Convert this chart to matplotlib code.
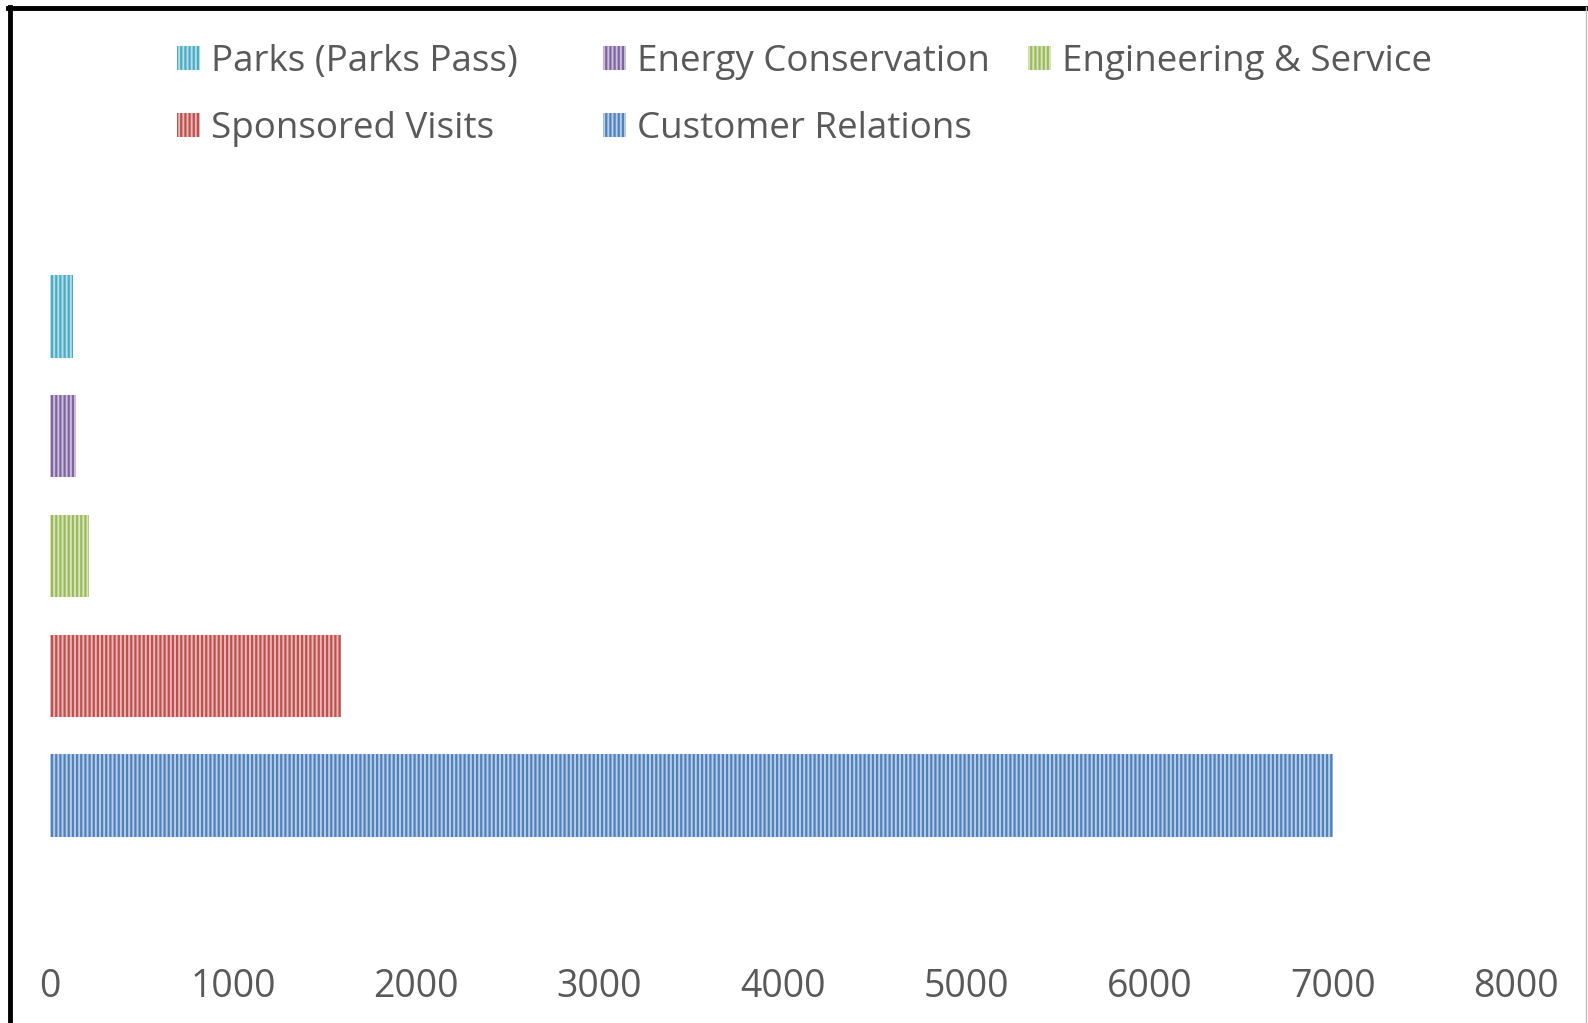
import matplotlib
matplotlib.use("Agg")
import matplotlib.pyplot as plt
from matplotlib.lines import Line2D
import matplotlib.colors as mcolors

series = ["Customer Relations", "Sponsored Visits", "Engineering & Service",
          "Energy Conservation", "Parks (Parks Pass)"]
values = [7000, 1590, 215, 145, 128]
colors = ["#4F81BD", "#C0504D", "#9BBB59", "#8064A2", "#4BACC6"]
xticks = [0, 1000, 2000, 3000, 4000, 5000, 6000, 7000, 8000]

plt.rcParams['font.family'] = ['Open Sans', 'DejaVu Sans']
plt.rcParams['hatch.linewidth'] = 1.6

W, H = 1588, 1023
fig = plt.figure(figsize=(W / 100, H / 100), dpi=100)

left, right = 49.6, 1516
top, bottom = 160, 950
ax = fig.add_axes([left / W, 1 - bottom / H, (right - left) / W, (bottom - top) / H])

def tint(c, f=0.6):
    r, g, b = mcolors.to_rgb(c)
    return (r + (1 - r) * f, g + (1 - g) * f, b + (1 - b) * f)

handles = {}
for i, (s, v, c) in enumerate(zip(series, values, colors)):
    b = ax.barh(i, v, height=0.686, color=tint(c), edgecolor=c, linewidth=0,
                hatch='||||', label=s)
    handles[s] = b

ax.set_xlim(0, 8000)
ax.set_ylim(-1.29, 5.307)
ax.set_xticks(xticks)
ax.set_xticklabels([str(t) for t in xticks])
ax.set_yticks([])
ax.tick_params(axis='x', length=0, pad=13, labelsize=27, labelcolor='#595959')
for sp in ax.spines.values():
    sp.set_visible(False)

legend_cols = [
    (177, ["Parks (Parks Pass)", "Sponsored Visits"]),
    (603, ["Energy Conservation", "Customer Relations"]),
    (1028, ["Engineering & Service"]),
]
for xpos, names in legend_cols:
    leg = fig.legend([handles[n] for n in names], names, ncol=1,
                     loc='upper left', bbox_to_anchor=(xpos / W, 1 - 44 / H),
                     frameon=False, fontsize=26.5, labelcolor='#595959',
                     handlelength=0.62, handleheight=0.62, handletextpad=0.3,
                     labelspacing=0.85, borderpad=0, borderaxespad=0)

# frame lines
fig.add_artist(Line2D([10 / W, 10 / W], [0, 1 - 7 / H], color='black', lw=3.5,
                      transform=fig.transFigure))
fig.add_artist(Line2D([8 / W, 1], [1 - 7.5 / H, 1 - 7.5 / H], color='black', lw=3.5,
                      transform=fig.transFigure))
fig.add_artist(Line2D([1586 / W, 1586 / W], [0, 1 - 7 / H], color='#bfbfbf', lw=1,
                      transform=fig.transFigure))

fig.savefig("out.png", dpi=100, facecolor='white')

____

YOUR INSTRUCTIONS:
Copy nothing but the lines from the top of the data down to the line containing "labelspacing=0.85, borderpad=0, borderaxespad=0)", and leave the pictures out.

EXERCISE ANSWER:
Convert this chart to matplotlib code.
import matplotlib
matplotlib.use("Agg")
import matplotlib.pyplot as plt
from matplotlib.lines import Line2D
import matplotlib.colors as mcolors

series = ["Customer Relations", "Sponsored Visits", "Engineering & Service",
          "Energy Conservation", "Parks (Parks Pass)"]
values = [7000, 1590, 215, 145, 128]
colors = ["#4F81BD", "#C0504D", "#9BBB59", "#8064A2", "#4BACC6"]
xticks = [0, 1000, 2000, 3000, 4000, 5000, 6000, 7000, 8000]

plt.rcParams['font.family'] = ['Open Sans', 'DejaVu Sans']
plt.rcParams['hatch.linewidth'] = 1.6

W, H = 1588, 1023
fig = plt.figure(figsize=(W / 100, H / 100), dpi=100)

left, right = 49.6, 1516
top, bottom = 160, 950
ax = fig.add_axes([left / W, 1 - bottom / H, (right - left) / W, (bottom - top) / H])

def tint(c, f=0.6):
    r, g, b = mcolors.to_rgb(c)
    return (r + (1 - r) * f, g + (1 - g) * f, b + (1 - b) * f)

handles = {}
for i, (s, v, c) in enumerate(zip(series, values, colors)):
    b = ax.barh(i, v, height=0.686, color=tint(c), edgecolor=c, linewidth=0,
                hatch='||||', label=s)
    handles[s] = b

ax.set_xlim(0, 8000)
ax.set_ylim(-1.29, 5.307)
ax.set_xticks(xticks)
ax.set_xticklabels([str(t) for t in xticks])
ax.set_yticks([])
ax.tick_params(axis='x', length=0, pad=13, labelsize=27, labelcolor='#595959')
for sp in ax.spines.values():
    sp.set_visible(False)

legend_cols = [
    (177, ["Parks (Parks Pass)", "Sponsored Visits"]),
    (603, ["Energy Conservation", "Customer Relations"]),
    (1028, ["Engineering & Service"]),
]
for xpos, names in legend_cols:
    leg = fig.legend([handles[n] for n in names], names, ncol=1,
                     loc='upper left', bbox_to_anchor=(xpos / W, 1 - 44 / H),
                     frameon=False, fontsize=26.5, labelcolor='#595959',
                     handlelength=0.62, handleheight=0.62, handletextpad=0.3,
                     labelspacing=0.85, borderpad=0, borderaxespad=0)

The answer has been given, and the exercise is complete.